Although there has been very little published on this subject, it would seem likely that leachate recirculation in the form of pumping leachate from the base of a cell back up into the top of the waste has been practised in the past, and continues to be used, at the majority of landfills.
To the site operator this would seem like commonsense as some of the leachate recirculated will be absorbed by the waste and not re-appear. In addition, if leachate is being removed for treatment, the action of recirculation will assist the removal of leachate by reducing the peak flows. Flow during wet weather is smoothed by the delay which occurs, while the recirculated leachate percolates through the waste and before it re-appears at the base of the waste.
From the point of view of good leachate management, leachate recirculation in this form, while often likely to increase the strength of the recirculated leachate during each pass, will usually provide benefits, as follows:-
- When a cell is new, recirculation can accelerate waste settlement and stabilise the waste mass, and bring forward the start of methanogenesis and gas production. However, this has to be considered carefully and is likely to be the case as long as the recirculated leachate does not significantly cool the waste mass, does not cause complete saturation of the waste mass, or introduce excessive oxygen;
- Recirculation may help reduce the initial very high BOD/COD concentration seen during the acetogenic stage, which in turn reduces the oxygen demand on the aeration plant during treatment of leachate removed to a leachate treatment facility;
- As mentioned earlier, during wet weather periods, recirculation can temporarily “store” peak leachate flows, while they percolate through the waste and arrive again at a leachate collection point. This will allow the leachate treatment facility throughput, or maximum off-site tankerage rates to be smaller, and generally that will be more cost effective.
The method of leachate recirculation will require agreement with the site regulator. Nevertheless, recirculation has been practised on most landfill sites for periods during the “active” life of the landfill, and before capping each waste cell.

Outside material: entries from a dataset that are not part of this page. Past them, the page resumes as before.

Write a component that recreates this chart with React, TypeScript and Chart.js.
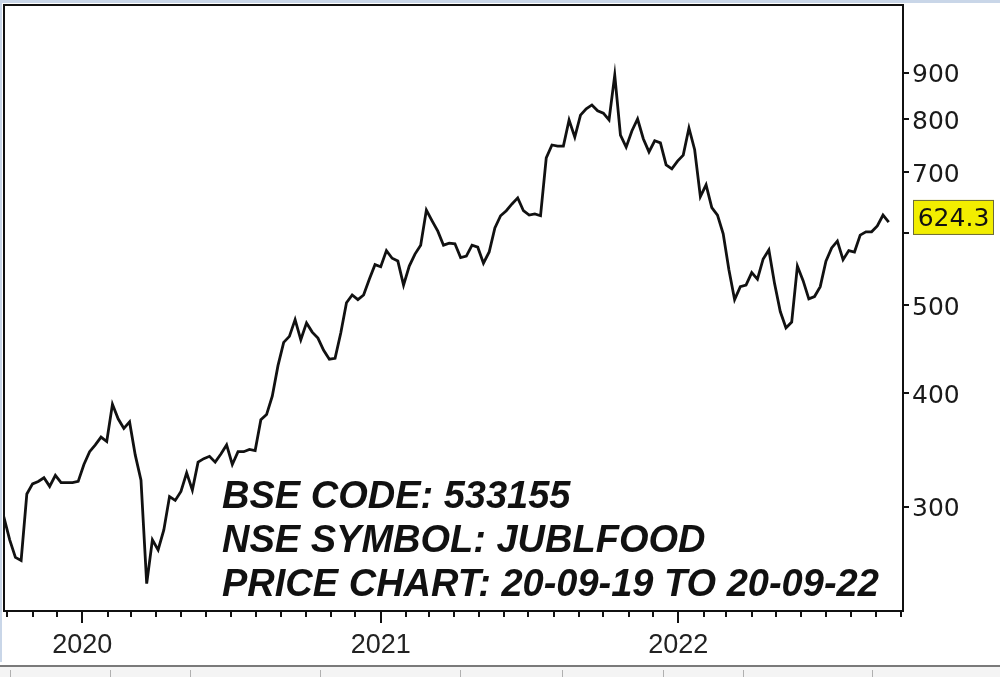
import React, { useEffect, useRef } from 'react';
import { Chart, registerables } from 'chart.js';

Chart.register(...registerables);

// ---- Data (weekly closes, week 0 = 2019-09-20) ----
const startDate = [2019, 8, 20]; // year, monthIndex, day
const weeklyClose = [
  292, 292, 276, 264, 262, 310, 318, 320, 323, 316,
  325, 319, 319, 319, 320, 334, 345, 351, 358, 354,
  389, 375, 366, 372, 342, 321, 247, 276, 269, 283,
  308, 305, 312, 327, 313, 336, 339, 341, 336, 343,
  351, 334, 345, 345, 347, 346, 374, 379, 397, 429,
  455, 462, 482, 458, 478, 467, 460, 446, 436, 437,
  466, 503, 513, 507, 513, 534, 554, 551, 574, 563,
  559, 526, 552, 569, 582, 636, 619, 603, 582, 585,
  584, 564, 566, 582, 579, 556, 572, 608, 627, 635,
  646, 656, 635, 628, 630, 627, 726, 750, 748, 748,
  799, 765, 809, 822, 830, 818, 813, 799, 895, 769,
  746, 777, 801, 762, 737, 758, 754, 713, 706, 720,
  731, 783, 741, 658, 678, 640, 628, 599, 547, 507,
  524, 526, 543, 534, 562, 575, 528, 492, 472, 479,
  552, 532, 508, 511, 524, 559, 578, 588, 561, 574,
  572, 597, 602, 602, 611, 628, 617,
];
const yTickValues = [300, 400, 500, 600, 700, 800, 900];
const hiddenYTickLabels = [600];
const lastPrice = 624.3;
const overlayLines = [
  'BSE CODE: 533155',
  'NSE SYMBOL: JUBLFOOD',
  'PRICE CHART: 20-09-19 TO 20-09-22',
];
const xMinWeek = 1;
const xMaxWeek = 158.5;
const yMin = 230.5;
const yMax = 1069;

type MonthTick = { value: number; label: string; major: boolean };

function buildMonthTicks(): MonthTick[] {
  const t0 = Date.UTC(startDate[0], startDate[1], startDate[2]);
  const out: MonthTick[] = [];
  for (let y = 2019; y <= 2022; y++) {
    for (let m = 0; m < 12; m++) {
      const w = (Date.UTC(y, m, 1) - t0) / (7 * 86400000);
      if (w >= xMinWeek && w <= xMaxWeek) {
        out.push({ value: w, label: m === 0 ? String(y) : '', major: m === 0 });
      }
    }
  }
  return out;
}

const monthTicks = buildMonthTicks();

function zeroPadding(s: any) {
  s.paddingLeft = 0;
  s.paddingRight = 0;
  s.paddingTop = 0;
  s.paddingBottom = 0;
}

const decorPlugin = {
  id: 'decor',
  beforeDraw(chart: any) {
    const { ctx, width } = chart;
    ctx.save();
    ctx.fillStyle = '#ffffff';
    ctx.fillRect(0, 0, chart.width, chart.height);
    // screenshot chrome: top band and left edge
    ctx.fillStyle = '#c9d6e8';
    ctx.fillRect(0, 0, width, 3);
    ctx.fillRect(0, 0, 2, 662);
    ctx.restore();
  },
  afterDraw(chart: any) {
    const { ctx, chartArea: a, scales } = chart;
    ctx.save();
    // frame
    ctx.strokeStyle = '#111';
    ctx.lineWidth = 2;
    ctx.strokeRect(a.left, a.top, a.right - a.left, a.bottom - a.top);
    // month ticks
    ctx.lineWidth = 2;
    monthTicks.forEach((t) => {
      const px = Math.round(scales.x.getPixelForValue(t.value));
      ctx.beginPath();
      ctx.moveTo(px, a.bottom);
      ctx.lineTo(px, a.bottom + (t.major ? 12 : 6));
      ctx.stroke();
    });
    // overlay text
    ctx.font = 'italic bold 38px "Liberation Sans", Arial, sans-serif';
    ctx.fillStyle = '#111';
    ctx.textBaseline = 'alphabetic';
    ctx.textAlign = 'left';
    overlayLines.forEach((s, i) => ctx.fillText(s, a.left + 218, 508 + i * 44));
    // last price tag
    const yp = scales.y.getPixelForValue(lastPrice);
    const bx = a.right + 10;
    const bw = 81;
    const bh = 35;
    ctx.fillStyle = '#f2ee00';
    ctx.fillRect(bx, yp - bh / 2, bw, bh);
    ctx.strokeStyle = '#6b6b3a';
    ctx.lineWidth = 1;
    ctx.strokeRect(bx + 0.5, yp - bh / 2 + 0.5, bw - 1, bh - 1);
    ctx.fillStyle = '#111';
    ctx.font = '25px "DejaVu Sans", sans-serif';
    ctx.textBaseline = 'middle';
    ctx.textAlign = 'center';
    ctx.fillText(lastPrice.toFixed(1), bx + bw / 2, yp + 2);
    // bottom chrome
    ctx.fillStyle = '#7a7a7a';
    ctx.fillRect(0, 665, chart.width, 2);
    ctx.fillStyle = '#f4f4f4';
    ctx.fillRect(0, 667, chart.width, 10);
    ctx.strokeStyle = '#b0b0b0';
    [10, 110, 190, 320, 460, 562, 663, 743, 872].forEach((x) => {
      ctx.beginPath();
      ctx.moveTo(x + 0.5, 670);
      ctx.lineTo(x + 0.5, 677);
      ctx.stroke();
    });
    ctx.restore();
  },
};

export default function App() {
  const ref = useRef<HTMLCanvasElement | null>(null);

  useEffect(() => {
    if (!ref.current) return;
    const points = weeklyClose.map((v, i) => ({ x: i, y: v }));
    const chart = new Chart(ref.current, {
      type: 'line',
      data: {
        datasets: [
          {
            data: points,
            borderColor: '#111',
            borderWidth: 2.8,
            pointRadius: 0,
            tension: 0,
            fill: false,
          },
        ],
      },
      options: {
        animation: false,
        responsive: false,
        devicePixelRatio: 1,
        layout: { padding: { top: 5, left: 4, right: 0, bottom: 0 } },
        plugins: { legend: { display: false }, tooltip: { enabled: false } },
        scales: {
          x: {
            type: 'linear',
            min: xMinWeek,
            max: xMaxWeek,
            afterBuildTicks: (s: any) => {
              s.ticks = monthTicks.map((t) => ({ value: t.value }));
            },
            afterFit: (s: any) => {
              s.height = 66;
              zeroPadding(s);
            },
            grid: { display: false, drawTicks: false },
            border: { display: false },
            ticks: {
              autoSkip: false,
              maxRotation: 0,
              padding: 18,
              color: '#222',
              font: { family: '"Liberation Sans", Arial, sans-serif', size: 27 },
              callback: (value: any) => {
                const t = monthTicks.find((m) => Math.abs(m.value - Number(value)) < 1e-6);
                return t ? t.label : '';
              },
            },
          },
          y: {
            type: 'logarithmic',
            position: 'right',
            min: yMin,
            max: yMax,
            afterBuildTicks: (s: any) => {
              s.ticks = yTickValues.map((v) => ({ value: v }));
            },
            afterFit: (s: any) => {
              s.width = 97;
              zeroPadding(s);
            },
            grid: { drawOnChartArea: false, drawTicks: true, tickLength: 6, color: '#111', lineWidth: 2 },
            border: { display: false },
            ticks: {
              padding: 3,
              labelOffset: 3,
              color: '#1a1a1a',
              font: { family: '"DejaVu Sans", sans-serif', size: 25 },
              callback: (value: any) =>
                hiddenYTickLabels.includes(Number(value)) ? '' : String(value),
            },
          },
        },
      },
      plugins: [decorPlugin],
    });
    return () => chart.destroy();
  }, []);

  return (
    <div style={{ position: 'fixed', left: 0, top: 0, width: 1000, height: 677, background: '#fff' }}>
      <canvas ref={ref} width={1000} height={677} style={{ display: 'block' }} />
    </div>
  );
}
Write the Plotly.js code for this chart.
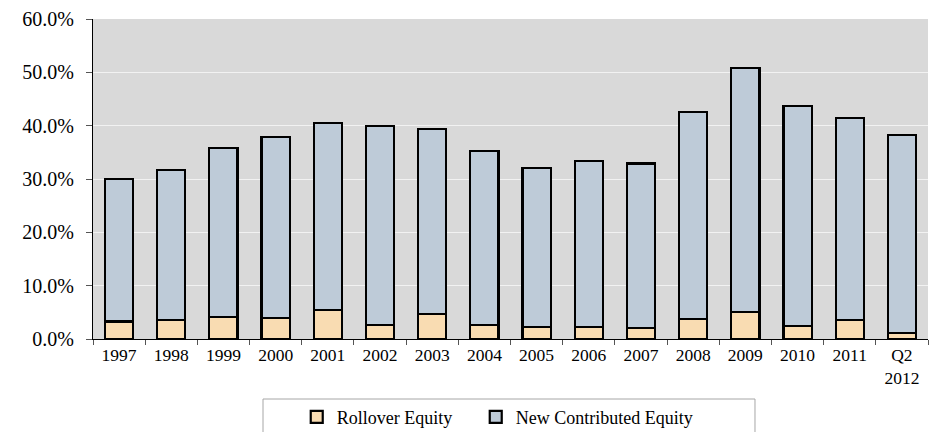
<!DOCTYPE html>
<html>
<head>
<meta charset="utf-8">
<script src="https://cdn.plot.ly/plotly-3.0.1.min.js"></script>
<style>html,body{margin:0;padding:0;background:#fff;}#chart{width:932px;height:432px;}</style>
</head>
<body>
<div id="chart"></div>
<script>
var categories = ["1997","1998","1999","2000","2001","2002","2003","2004","2005","2006","2007","2008","2009","2010","2011","Q2<br>2012"];
var rolloverEquity = [3.3, 3.6, 4.1, 3.9, 5.5, 2.7, 4.7, 2.7, 2.3, 2.3, 2.0, 3.8, 5.0, 2.4, 3.5, 1.2];
var newContributedEquity = [26.7, 28.1, 31.65, 34.0, 35.0, 37.3, 34.7, 32.5, 29.8, 31.1, 30.9, 38.8, 45.8, 41.3, 38.0, 37.1];
var seriesNames = ["Rollover Equity", "New Contributed Equity"];
var yTicks = [0, 10, 20, 30, 40, 50, 60];

var font = "Liberation Serif";
var traces = [
  {type:'bar', name:seriesNames[0], x:categories, y:rolloverEquity, legendwidth:134,
   marker:{color:'#f9dcb2', line:{color:'#000', width:2.2}}},
  {type:'bar', name:seriesNames[1], x:categories, y:newContributedEquity, legendwidth:190,
   marker:{color:'#becbd8', line:{color:'#000', width:2.2}}}
];
var layout = {
  width:932, height:432,
  margin:{l:93, r:4, t:19, b:93, autoexpand:false},
  barmode:'stack', bargap:0.46,
  paper_bgcolor:'#fff', plot_bgcolor:'#d9d9d9',
  font:{family:font, color:'#000', size:18},
  showlegend:true,
  legend:{orientation:'h', x:0.244, xanchor:'left', yref:'container', y:0.077, yanchor:'top',
          font:{family:font, size:18, color:'#000'}, traceorder:'normal',
          bgcolor:'rgba(0,0,0,0)'},
  xaxis:{type:'category', categoryorder:'array', categoryarray:categories, automargin:false,
         showline:true, linecolor:'#000', linewidth:1,
         ticks:'outside', tickson:'boundaries', ticklen:5, tickcolor:'#555',
         tickfont:{family:font, size:17.5, color:'#000'}, showgrid:false, fixedrange:true},
  yaxis:{range:[0,60], tickvals:yTicks, ticktext:yTicks.map(function(v){return v.toFixed(1)+'%';}),
         automargin:false,
         showline:true, linecolor:'#000', linewidth:1,
         ticks:'outside', ticklen:6, tickcolor:'#555', ticklabelstandoff:8,
         gridcolor:'#f2f2f2', gridwidth:1, zeroline:false,
         tickfont:{family:font, size:20, color:'#000'}, fixedrange:true},
  shapes:[{type:'rect', xref:'paper', yref:'paper', x0:0.2036, x1:0.7928, y0:-0.1875, y1:-0.35,
           line:{color:'#a6a6a6', width:1}, fillcolor:'rgba(0,0,0,0)', layer:'below'}]
};
Plotly.newPlot('chart', traces, layout, {displayModeBar:false, staticPlot:true});
</script>
</body>
</html>
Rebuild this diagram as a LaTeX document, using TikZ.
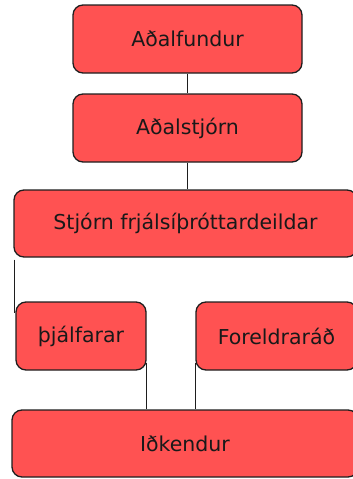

“Leachate recirculation, as discussed here, is not the sort which takes place in a bio-reactor landfill”
Leachate recirculation as described here has nothing to do with bioreactor landfills. This sort of recirculation is not “flushing” . Bioreactor landfills need the introduction of additional fresh water, or the recirculation of high quality treated Leachate, in order to achieve flushing-out of soluble contaminants in the waste.